Думаю, подобные расчеты они уже делали. Может быть, это был тот же вертолет, на котором проходили госиспытания «Оки», для которого уже делали дырку полу. Тогда летно-испытательная база Миля в Феодосии ничего ни с кем не согласовывала и, может быть, сделала «дырку» сама.
Это был единственный раз в жизни, когда я воспользовался названием полученной специальности, от которой отпихивался в институте.[46] Через год кафедра стала называться «Механика и процессы управления», чем на самом деле она и занималась и чему нас учила. Именно по системам управления (техникой, естественно) я надеялся стать специалистом.
Через три дня мне позвонили, и я был ошарашен, когда увидел чертежи Ми-4 в кальке с нашей аппаратурой и «дырой», где в правом нижнем углу в подписях разработчиков под фамилией Миля стояла и моя. Тушью на кальке я расписался, кажется, в первый раз. Миль расписался сам! Чертежи (синьку) я долго хранил, как свидетельство незаслуженного приобщения к делам и людям большого масштаба.
Чувствовал я себя неловко после удавшегося блефа, но дело удалось продвинуть.

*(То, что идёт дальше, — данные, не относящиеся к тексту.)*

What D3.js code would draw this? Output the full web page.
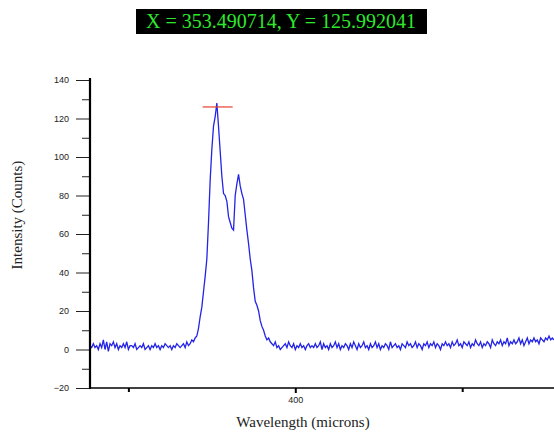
<!DOCTYPE html>
<html>
<head>
<meta charset="utf-8">
<script src="https://d3js.org/d3.v7.min.js"></script>
<style>
  body { margin: 0; background: #fff; }
  .tick text { font-family: "Liberation Sans", Arial, sans-serif; font-size: 9px; fill: #222; }
  .title { font-family: "Liberation Serif", "Times New Roman", serif; font-size: 15px; fill: #222; }
</style>
</head>
<body>
<script>
  // sampled spectrum: one value per micron, starting at wlStart
  var wlStart = 277, wlStep = 1;
  var intensity = [
    // 277 - 340 baseline
    2, 1, 3, 1, 2, 0, 3, 1, 5, 0,
    4, -1, 3, 2, 4, 1, 3, 0, 2, 1,
    3, 1, 4, 0, 2, 2, 1, 3, 0, 1,
    2, 1, 3, 0, 1, 2, 0, 2, 1, 3,
    1, 2, 0, 2, 1, 3, 2, 1, 2, 0,
    2, 1, 3, 2, 1, 2, 3, 1, 4, 2,
    3, 5, 4, 6,
    // 341 - 385 peaks
    7, 11, 17, 22, 30, 38, 47, 66, 88, 104,
    116, 121, 128, 116, 103, 90, 81, 80, 77, 69,
    66, 63, 62, 80, 86, 91, 85, 81, 78, 70,
    62, 55, 47, 41, 32, 25, 23, 20, 15, 12,
    10, 7, 5, 6, 4,
    // 386 - 555 baseline
    3, 2, 4, 1, 2, 0, 1,
    2, 3, 1, 4, 2, 1, 3, 0, 2, 1,
    3, 1, 2, 0, 2, 3, 1, 2, 1, 3,
    1, 2, 4, 0, 3, 1, 2, 0, 3, 1,
    2, 4, 1, 3, 0, 2, 1, 3, 2, 0,
    3, 1, 4, 2, 0, 3, 1, 2, 4, 1,
    2, 0, 3, 1, 2, 4, 1, 3, 0, 2,
    1, 3, 2, 0, 4, 1, 2, 3, 1, 2,
    0, 3, 2, 1, 4, 2, 3, 1, 2, 4,
    1, 3, 2, 0, 3, 2, 4, 1, 3, 2,
    4, 1, 3, 2, 0, 3, 2, 4, 2, 3,
    1, 4, 2, 3, 5, 2, 3, 1, 4, 3,
    2, 4, 1, 3, 2, 5, 3, 2, 4, 1,
    3, 2, 4, 3, 1, 5, 3, 2, 4, 3,
    5, 2, 4, 3, 6, 2, 4, 3, 5, 3,
    4, 6, 3, 5, 2, 4, 6, 3, 5, 4,
    6, 4, 5, 3, 6, 5, 4, 6, 5, 7, 5, 6, 5
  ];
  var yTicks = [-20, 0, 20, 40, 60, 80, 100, 120, 140];
  var xMajorTicks = [400];
  var xMinorTicks = [300, 500];
  var cursor = {x: 353.490714, y: 125.992041};

  var data = intensity.map((v, i) => ({w: wlStart + i * wlStep, v: v}));

  var width = 554, height = 432;
  var svg = d3.select("body").append("svg")
    .attr("width", width)
    .attr("height", height);

  var x = d3.scaleLinear().domain([277, 555]).range([90, 554]);
  var y = d3.scaleLinear().domain([-20, 140]).range([388, 80]);

  // readout box
  svg.append("rect")
    .attr("x", 136).attr("y", 9).attr("width", 291).attr("height", 25)
    .attr("fill", "#000");
  svg.append("text")
    .attr("x", 281).attr("y", 28)
    .attr("text-anchor", "middle")
    .style("font-family", "Liberation Serif, Times New Roman, serif")
    .style("font-size", "20px")
    .attr("fill", "#2ee82e")
    .text("X = " + cursor.x.toFixed(6) + ", Y = " + cursor.y.toFixed(6));

  // spectrum
  svg.append("path")
    .datum(data)
    .attr("fill", "none")
    .attr("stroke", "#2424e6")
    .attr("stroke-width", 1.3)
    .attr("d", d3.line().x(d => x(d.w)).y(d => y(d.v)));

  // cursor marker
  svg.append("line")
    .attr("x1", x(cursor.x) - 15).attr("x2", x(cursor.x) + 15)
    .attr("y1", y(cursor.y)).attr("y2", y(cursor.y))
    .attr("stroke", "#e8402c").attr("stroke-width", 1.2);

  // y axis
  var yAxis = svg.append("g")
    .attr("transform", "translate(90,0)")
    .call(d3.axisLeft(y).tickValues(yTicks).tickSize(14).tickPadding(7));
  yAxis.select(".domain").remove();
  yAxis.selectAll(".tick line").attr("stroke", "#222");
  svg.append("g")
    .attr("transform", "translate(90,0)")
    .call(d3.axisLeft(y).tickValues(d3.range(-10, 140, 20)).tickSize(8).tickFormat(""))
    .call(g => g.select(".domain").remove())
    .selectAll(".tick line").attr("stroke", "#222");
  svg.append("line")
    .attr("x1", 90).attr("x2", 90).attr("y1", 78).attr("y2", 389)
    .attr("stroke", "#000").attr("stroke-width", 2.2);

  // x axis
  var xAxis = svg.append("g")
    .attr("transform", "translate(0,388)")
    .call(d3.axisBottom(x).tickValues(xMajorTicks).tickSize(5).tickPadding(4));
  xAxis.select(".domain").remove();
  xAxis.selectAll(".tick line").attr("stroke", "#000").attr("stroke-width", 2);
  svg.append("g")
    .attr("transform", "translate(0,388)")
    .call(d3.axisBottom(x).tickValues(xMinorTicks).tickSize(4).tickFormat(""))
    .call(g => g.select(".domain").remove())
    .selectAll(".tick line").attr("stroke", "#000").attr("stroke-width", 2);
  svg.append("line")
    .attr("x1", 89).attr("x2", 554).attr("y1", 388).attr("y2", 388)
    .attr("stroke", "#000").attr("stroke-width", 1.5);

  // axis titles
  svg.append("text").attr("class", "title")
    .attr("x", 303).attr("y", 427)
    .attr("text-anchor", "middle")
    .text("Wavelength (microns)");
  svg.append("text").attr("class", "title")
    .attr("transform", "translate(22,215) rotate(-90)")
    .attr("text-anchor", "middle")
    .text("Intensity (Counts)");
</script>
</body>
</html>
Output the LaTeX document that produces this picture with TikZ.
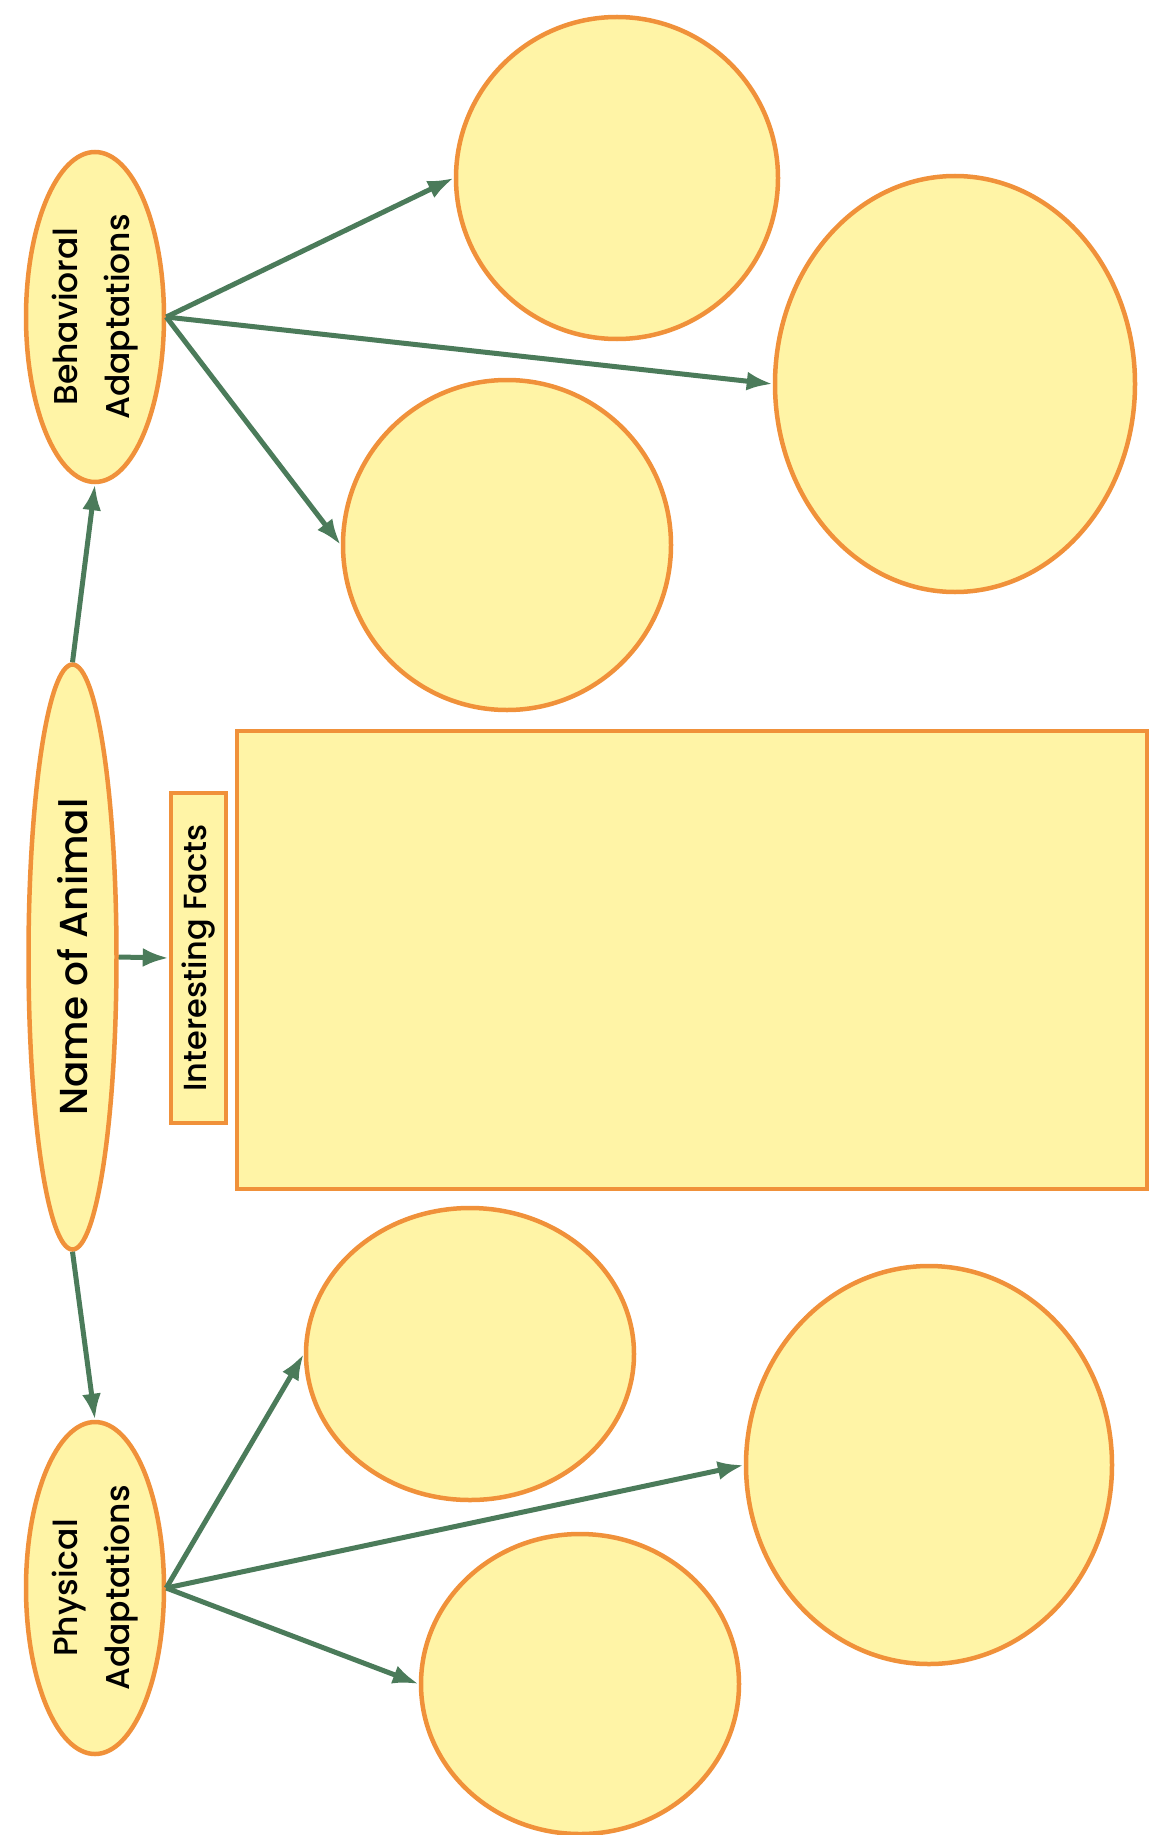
\documentclass[tikz,border=0pt]{standalone}
\usepackage{fontspec}
\setmainfont{Poppins}[UprightFont=* Medium]
\usetikzlibrary{shapes.geometric,arrows.meta}
\definecolor{edgeorange}{HTML}{F0913A}
\definecolor{paleyellow}{HTML}{FFF4A6}
\definecolor{arrowgreen}{HTML}{4B7B5A}
\begin{document}
\begin{tikzpicture}[x=1pt,y=-1pt,
  bubble/.style={ellipse,draw=edgeorange,fill=paleyellow,line width=4.5pt,inner sep=0pt},
  factbox/.style={rectangle,draw=edgeorange,fill=paleyellow,line width=4.5pt,inner sep=0pt},
  upright/.style={rotate=90,align=center,inner sep=0pt},
  link/.style={draw=arrowgreen,line width=5pt,-{Latex[length=26pt,width=19pt]}}]
\useasboundingbox (0,0) rectangle (1149,1835);

\node[bubble,minimum width=88pt,minimum height=585pt] (animal) at (72.5,957) {};
\node[bubble,minimum width=138pt,minimum height=330pt] (behav) at (95,317) {};
\node[bubble,minimum width=138pt,minimum height=332pt] (phys) at (95,1588) {};
\node[factbox,minimum width=55pt,minimum height=330pt] (facts) at (198.5,958) {};
\node[factbox,minimum width=910pt,minimum height=458pt] (notes) at (692,960) {};

\node[upright,font=\fontsize{39}{44}\selectfont] (animaltxt) at (animal) {Name of Animal};
\node[upright,font=\fontsize{33}{52}\selectfont] (behavtxt) at (behav) {Behavioral\\Adaptations};
\node[upright,font=\fontsize{33}{52}\selectfont] (phystxt) at (phys) {Physical\\Adaptations};
\node[upright,font=\fontsize{32}{36}\selectfont] (factstxt) at (facts) {Interesting Facts};

\node[bubble,minimum width=322pt,minimum height=322pt] (b1) at (617,178) {};
\node[bubble,minimum width=360pt,minimum height=416pt] (b2) at (955,384) {};
\node[bubble,minimum width=328pt,minimum height=330pt] (b3) at (507,545) {};
\node[bubble,minimum width=328pt,minimum height=292pt] (p1) at (470,1354) {};
\node[bubble,minimum width=366pt,minimum height=398pt] (p2) at (929,1465) {};
\node[bubble,minimum width=318pt,minimum height=300pt] (p3) at (580,1684) {};

\draw[link] (animal.north) -- (behav.south);
\draw[link] (animal.south) -- (phys.north);
\draw[link] (animal.east) -- (facts.west);
\draw[link] (behav.east) -- (b1.west);
\draw[link] (behav.east) -- (b2.west);
\draw[link] (behav.east) -- (b3.west);
\draw[link] (phys.east) -- (p1.west);
\draw[link] (phys.east) -- (p2.west);
\draw[link] (phys.east) -- (p3.west);
\end{tikzpicture}
\end{document}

Следующий барьер пришлось брать в монтажном цехе ЛИЦ. Там была своя специфика и люди проще и суровее. Даже спирт их интересовал не очень – при подготовке самолетов к испытаниям новых приборов заинтересованные московские фирмы широко пользовались расходным материалом «для промывки оптических осей».
Пришлось вызывать подмогу из Киева. Слесарь-механик привез стальные полосы и винты для крепления приборов, а Эдик Роговский начал монтаж приборов и подключение их питания через преобразователь.
Нас в фирме еще не знали и на мою телеграмму «Гранит, Гордиенко: Прошу продлить командировку Роговскому. Рогозовский», я получил ответ «Рогозовскому: Вам командировка продлена». Пришлось звонить в ящик и просить приделать «ноги» к телеграмме.
Вообще-то на территории ЛИИ, огражденной от окружающих полей и аэродрома невысоким забором, порядок соблюдался весьма относительный. Вохра и работяги вовсю пользовались «мягкотелостью»[47] В. С. по отношению к ним.
Механики заметили, что бензина для заправки самолетов иногда не хватает. Учинили проверку. Обнаружили слабо замаскированный шланг, перекинутый через забор. Из цистерны через него перекачивали бензин в запасные баки студебеккеров, подъезжающих с другой стороны забора. Воровали понемногу, но иногда не вовремя.
Второй случай. К проходной изнутри подъезжает трактор с новеньким прицепом, в котором гремит слабо привязанная бочка. Охрана строго справшивает: «Что в бочке? Документы есть?» – «Документов нет». – «Выгружай». Выгрузил и проехал через проходную. Увозя новенький прицеп.
46
Удивительно, но, несмотря на мою нелюбовь к «механическим» дисциплинам по прочности я имел «отлично».
47
Незадолго до этого я имел возможность убедиться в физической «крепкотелости» В.С., столкнувшись с нею в дверях КБ.